*Direction*:
Only the lines from the one with "Clone this chart in Apache ECharts." through the one with "0.079, 0.091, 0.1035];", inclusive, should be echoed exactly; pictures are left out.

---------- Material provided

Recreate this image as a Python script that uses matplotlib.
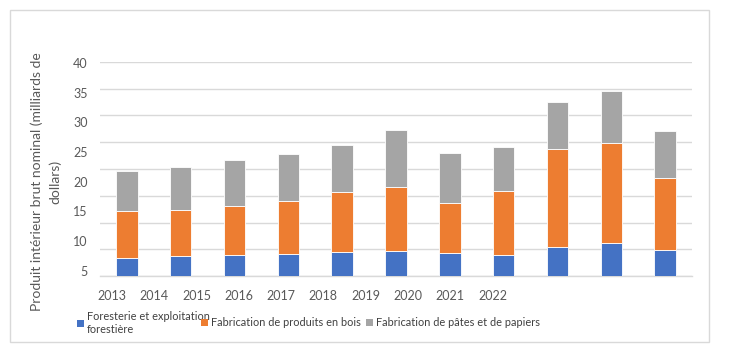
# PIB nominal du secteur forestier

import numpy as np
import matplotlib.pyplot as plt
from matplotlib.patches import Rectangle, Patch

plt.rcParams['font.family'] = ['Lato', 'DejaVu Sans']

# donnees
annees = ['2013', '2014', '2015', '2016', '2017', '2018', '2019', '2020', '2021', '2022', '2023']
foresterie = [3.4, 3.7, 4.0, 4.05, 4.55, 4.75, 4.25, 4.0, 5.35, 6.25, 4.9]
produits_bois = [8.8, 8.7, 9.0, 10.0, 11.1, 11.95, 9.35, 11.95, 18.45, 18.65, 13.35]
pates_papiers = [7.4, 7.9, 8.6, 8.7, 8.85, 10.5, 9.35, 8.1, 8.8, 9.7, 8.85]

# etiquettes des axes telles qu'affichees
etiq_x = ['2013', '2014', '2015', '2016', '2017', '2018', '2019', '2020', '2021', '2022']
etiq_y = ['5', '10', '15', '20', '25', '30', '35', '40']

noms = ['Foresterie et exploitation\nforestière',
        'Fabrication de produits en bois',
        'Fabrication de pâtes et de papiers']
couleurs = ['#4472C4', '#ED7D31', '#A5A5A5']

fig = plt.figure(figsize=(7.32, 3.52), dpi=100)
ax = fig.add_axes([100/732, 1-276/352, 592/732, 214/352])

x = np.arange(len(annees))
bas = np.zeros(len(annees))
for serie, c in zip([foresterie, produits_bois, pates_papiers], couleurs):
    ax.bar(x, serie, 0.4, bottom=bas, color=c, edgecolor='white', linewidth=0.6, zorder=3)
    bas = bas + np.array(serie)

ax.set_xlim(-0.5, len(annees) - 0.5)
ax.set_ylim(0, 40)

# mrizka (minor ticks) - popisky os jsou posunute jako v originalu
ax.set_yticks(np.arange(0, 41, 5), minor=True)
ax.grid(True, which='minor', axis='y', color='#D9D9D9', linewidth=1, zorder=0)
ax.tick_params(axis='y', which='minor', length=0)

pos_y = 1.0 + 5.54 * np.arange(len(etiq_y))
ax.set_yticks(pos_y)
ax.set_yticklabels(etiq_y)
ax.tick_params(axis='y', which='major', length=0, pad=9, labelsize=9, labelcolor='#595959')

pos_x = -0.28 + 0.786 * np.arange(len(etiq_x))
ax.set_xticks(pos_x)
ax.set_xticklabels(etiq_x)
ax.tick_params(axis='x', length=0, pad=10, labelsize=9, labelcolor='#595959')

for s in ['top', 'right', 'left']:
    ax.spines[s].set_visible(False)
ax.spines['bottom'].set_color('#D9D9D9')
ax.spines['bottom'].set_linewidth(1)

fig.text(46/732, 1-182/352, 'Produit intérieur brut nominal (milliards de\ndollars)',
         rotation=90, ha='center', va='center', fontsize=10, color='#595959', linespacing=1.55)

# legenda - kazda polozka zvlast, jako v originalu
leg_x = [77, 201, 366]
for nom, c, lx in zip(noms, couleurs, leg_x):
    leg = fig.legend([Patch(facecolor=c)], [nom], loc='center left',
                     bbox_to_anchor=(lx/732, 1-323/352), frameon=False, fontsize=7.9,
                     handlelength=0.6, handleheight=0.6, handletextpad=0.3,
                     borderaxespad=0, borderpad=0)
    for t in leg.get_texts():
        t.set_color('#404040')

# ramecek grafu
fig.patches.append(Rectangle((10/732, 1-341.7/352), 699.3/732, 332/352,
                             transform=fig.transFigure, fill=False,
                             edgecolor='#D9D9D9', linewidth=1))

fig.savefig('out.png', dpi=100)
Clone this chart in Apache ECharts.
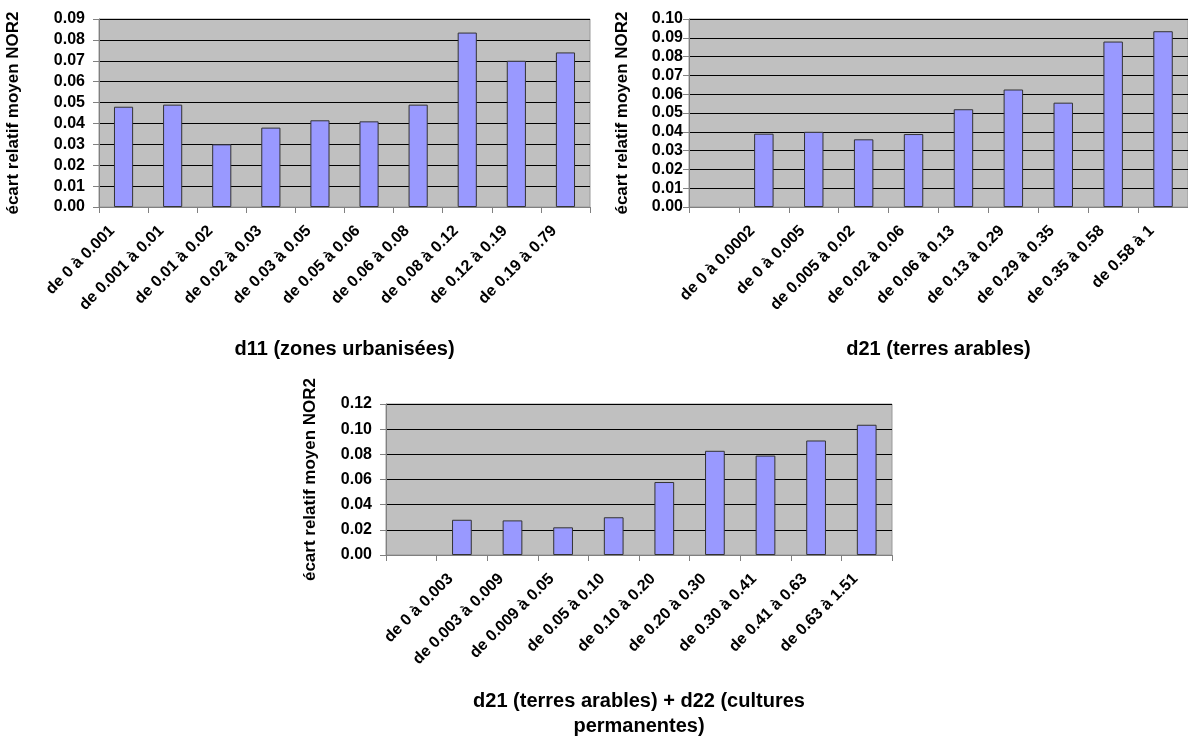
<!DOCTYPE html>
<html>
<head>
<meta charset="utf-8">
<script src="https://cdn.jsdelivr.net/npm/echarts@6/dist/echarts.min.js"></script>
<style>
html,body{margin:0;padding:0;background:#fff;}
#c{width:1188px;height:740px;}
</style>
</head>
<body>
<div id="c"></div>
<script>
// Chart 1: d11 (zones urbanisées)
const cats1 = ['de 0 à 0.001','de 0.001 à 0.01','de 0.01 à 0.02','de 0.02 à 0.03','de 0.03 à 0.05','de 0.05 à 0.06','de 0.06 à 0.08','de 0.08 à 0.12','de 0.12 à 0.19','de 0.19 à 0.79'];
const vals1 = [0.048, 0.049, 0.030, 0.038, 0.0415, 0.041, 0.049, 0.0835, 0.070, 0.074];
// Chart 2: d21 (terres arables) — first category has no label and no value
const cats2 = ['', 'de 0 à 0.0002','de 0 à 0.005','de 0.005 à 0.02','de 0.02 à 0.06','de 0.06 à 0.13','de 0.13 à 0.29','de 0.29 à 0.35','de 0.35 à 0.58','de 0.58 à 1'];
const vals2 = [null, 0.039, 0.040, 0.036, 0.0388, 0.052, 0.0625, 0.0555, 0.088, 0.0935];
// Chart 3: d21 + d22 — first category has no label and no value
const cats3 = ['', 'de 0 à 0.003','de 0.003 à 0.009','de 0.009 à 0.05','de 0.05 à 0.10','de 0.10 à 0.20','de 0.20 à 0.30','de 0.30 à 0.41','de 0.41 à 0.63','de 0.63 à 1.51'];
const vals3 = [null, 0.028, 0.0275, 0.022, 0.030, 0.058, 0.0828, 0.079, 0.091, 0.1035];

const yTitle = 'écart relatif moyen NOR2';
const xTitle1 = 'd11 (zones urbanisées)';
const xTitle2 = 'd21 (terres arables)';
const xTitle3 = 'd21 (terres arables) + d22 (cultures\npermanentes)';

const FONT = '"Liberation Sans", Arial, sans-serif';

function xAxisDef(idx, cats, name, gap) {
  return {
    type: 'category', gridIndex: idx, data: cats,
    name: name, nameLocation: 'middle', nameGap: gap,
    nameTextStyle: {fontFamily: FONT, fontSize: 20, fontWeight: 'bold', color: '#000', lineHeight: 25, verticalAlign: 'top'},
    axisLine: {show: true, lineStyle: {color: '#808080', width: 1}},
    axisTick: {show: true, length: 6, lineStyle: {color: '#808080'}},
    axisLabel: {interval: 0, rotate: 45, margin: 10, padding: [0, 16, 0, 0],
      fontFamily: FONT, fontSize: 16, fontWeight: 'bold', color: '#000'},
    splitLine: {show: false}
  };
}
function yAxisDef(idx, max, interval, gap, margin) {
  return {
    type: 'value', gridIndex: idx, min: 0, max: max, interval: interval,
    name: yTitle, nameLocation: 'middle', nameGap: gap, nameRotate: 90,
    nameTextStyle: {fontFamily: FONT, fontSize: 17, fontWeight: 'bold', color: '#000'},
    axisLine: {show: true, lineStyle: {color: '#808080', width: 1}},
    axisTick: {show: true, length: 6, lineStyle: {color: '#808080'}},
    axisLabel: {margin: margin, fontFamily: FONT, fontSize: 16, fontWeight: 'bold', color: '#000',
      formatter: v => v.toFixed(2)},
    splitLine: {show: true, lineStyle: {color: '#000', width: 1}}
  };
}
function barSeries(idx, vals) {
  return {
    type: 'bar', xAxisIndex: idx, yAxisIndex: idx, data: vals, barWidth: '39%',
    itemStyle: {color: '#9999FF', borderColor: '#333333', borderWidth: 1},
    silent: true, animation: false
  };
}

const chart = echarts.init(document.getElementById('c'), null, {renderer: 'canvas'});
chart.setOption({
  animation: false,
  backgroundColor: '#ffffff',
  grid: [
    {left: 99, top: 19, width: 491, height: 188, show: true, backgroundColor: '#C0C0C0', borderColor: '#999999', borderWidth: 1},
    {left: 689, top: 19, width: 507, height: 188, show: true, backgroundColor: '#C0C0C0', borderColor: '#999999', borderWidth: 1},
    {left: 386, top: 404, width: 506, height: 156, show: true, backgroundColor: '#C0C0C0', borderColor: '#999999', borderWidth: 1}
  ],
  xAxis: [
    xAxisDef(0, cats1, xTitle1, 130),
    xAxisDef(1, cats2, xTitle2, 130),
    xAxisDef(2, cats3, xTitle3, 134)
  ],
  yAxis: [
    yAxisDef(0, 0.09, 0.01, 77, 14),
    yAxisDef(1, 0.10, 0.01, 58, 6),
    yAxisDef(2, 0.12, 0.02, 67, 14)
  ],
  series: [barSeries(0, vals1), barSeries(1, vals2), barSeries(2, vals3)]
});
</script>
</body>
</html>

--------------------

*Result of the task*:
Clone this chart in Apache ECharts.
<!DOCTYPE html>
<html>
<head>
<meta charset="utf-8">
<script src="https://cdn.jsdelivr.net/npm/echarts@6/dist/echarts.min.js"></script>
<style>
html,body{margin:0;padding:0;background:#fff;}
#c{width:1188px;height:740px;}
</style>
</head>
<body>
<div id="c"></div>
<script>
// Chart 1: d11 (zones urbanisées)
const cats1 = ['de 0 à 0.001','de 0.001 à 0.01','de 0.01 à 0.02','de 0.02 à 0.03','de 0.03 à 0.05','de 0.05 à 0.06','de 0.06 à 0.08','de 0.08 à 0.12','de 0.12 à 0.19','de 0.19 à 0.79'];
const vals1 = [0.048, 0.049, 0.030, 0.038, 0.0415, 0.041, 0.049, 0.0835, 0.070, 0.074];
// Chart 2: d21 (terres arables) — first category has no label and no value
const cats2 = ['', 'de 0 à 0.0002','de 0 à 0.005','de 0.005 à 0.02','de 0.02 à 0.06','de 0.06 à 0.13','de 0.13 à 0.29','de 0.29 à 0.35','de 0.35 à 0.58','de 0.58 à 1'];
const vals2 = [null, 0.039, 0.040, 0.036, 0.0388, 0.052, 0.0625, 0.0555, 0.088, 0.0935];
// Chart 3: d21 + d22 — first category has no label and no value
const cats3 = ['', 'de 0 à 0.003','de 0.003 à 0.009','de 0.009 à 0.05','de 0.05 à 0.10','de 0.10 à 0.20','de 0.20 à 0.30','de 0.30 à 0.41','de 0.41 à 0.63','de 0.63 à 1.51'];
const vals3 = [null, 0.028, 0.0275, 0.022, 0.030, 0.058, 0.0828, 0.079, 0.091, 0.1035];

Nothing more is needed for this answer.